Kom Ombo Temple
The Temple of Kom Ombo stands on the east bank of the Nile , right next to the river, about 4Km from the town. It was dedicated to two Gods Temple to Sobek and a Temple of Haroeris.
The temple is unique because it is in fact a double temple, dedicated to Sobek the crocodile god, and Horus the falcon-headed god. They believed that as a totem animal, and object of worship, it would not attack them.
Captive crocodiles were kept within the temple and many mummified crocodiles have been found in cemeteries, some of which can be seen in the temple sanctuary today.
The layout combines two temples in one with each side having its own gateways and chapels. There are two triads in the temple; one belongs to Haroeris, his wife Tasenetnefret, and their son, Panebtawy. The other triad belongs to god Sobek, Hathor and Khonsu.

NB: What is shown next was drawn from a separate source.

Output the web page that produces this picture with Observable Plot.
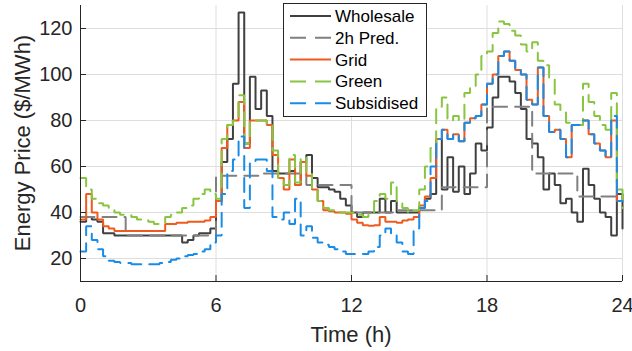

There are two entrances, two courts, two colonnades, two hypostyle halls and two sanctuaries. There were probably even two sets of priests. The Temple has scant remains, due first to the changing Nile, then the Copts who once used it as a church, and finally by builders who used the stones for new buildings for other projects.
The Chapel of Hathour is located in the North Eastern section of the Temple of Kom Ombo and it consists of a rectangle shaped chapel constructed higher than the ground and reached through climbing some steps.

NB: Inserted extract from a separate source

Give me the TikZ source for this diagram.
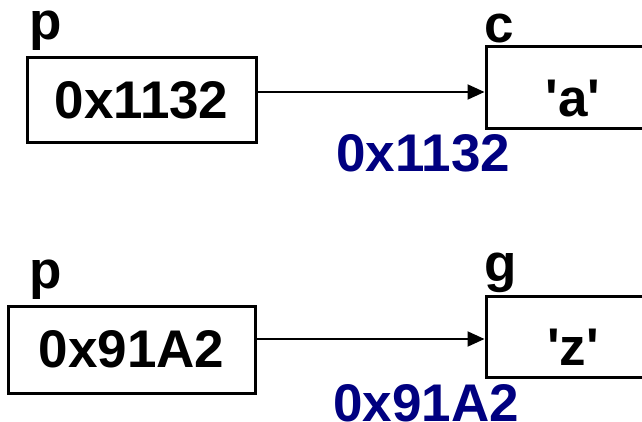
\documentclass[tikz,border=0pt]{standalone}
\usepackage{fontspec}
\setmainfont{Liberation Sans}
\usetikzlibrary{arrows.meta}
\definecolor{addrblue}{RGB}{0,0,128}
\begin{document}
\begin{tikzpicture}[x=1pt,y=-1pt,
  every node/.style={font=\fontsize{53}{53}\selectfont\bfseries, inner sep=0pt},
  cell/.style={draw, line width=3pt, rectangle},
  ptr/.style={line width=2pt, -{Triangle[length=17pt,width=15pt]}},
  addr/.style={text=addrblue, anchor=base west},
  varlabel/.style={anchor=base west}]
\useasboundingbox (0,0) rectangle (642,422);
\clip (0,0) rectangle (642,422);

% first pair: p points at c
\node[cell, minimum width=229pt, minimum height=85pt] (p1) at (141.5,100.5) {0x1132};
\node[cell, minimum width=240pt, minimum height=82pt] (c) at (606,88) {};
\node[anchor=base] (cval) at (573,117) {\textquotesingle a\textquotesingle};
\node[varlabel] (p1name) at (29,40) {p};
\node[varlabel] (cname) at (484,42.5) {c};
\node[addr] (caddr) at (336,172) {0x1132};
\coordinate (a1) at (0,92);
\draw[ptr] (p1.east |- a1) -- (c.west |- a1);

% second pair: p points at g
\node[cell, minimum width=247pt, minimum height=87pt] (p2) at (131.5,349.5) {0x91A2};
\node[cell, minimum width=240pt, minimum height=81pt] (g) at (606,336.5) {};
\node[anchor=base] (gval) at (573,365) {\textquotesingle z\textquotesingle};
\node[varlabel] (p2name) at (29,288) {p};
\node[varlabel] (gname) at (484,281.5) {g};
\node[addr] (gaddr) at (333,421) {0x91A2};
\coordinate (a2) at (0,339);
\draw[ptr] (p2.east |- a2) -- (g.west |- a2);
\end{tikzpicture}
\end{document}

In the North Western section of the complex of the Temple of Kom Ombo, there is a circular shaped well that was used as a Nilometer. Situated in the North Eastern section of the temple of Kom Ombo, a Roman style chapel constructed in the 3rd century AD was dedicated to the god Sobek.
The best time to visit the Temple of Kom Ombo is either early in the morning, or after 5 o'clock.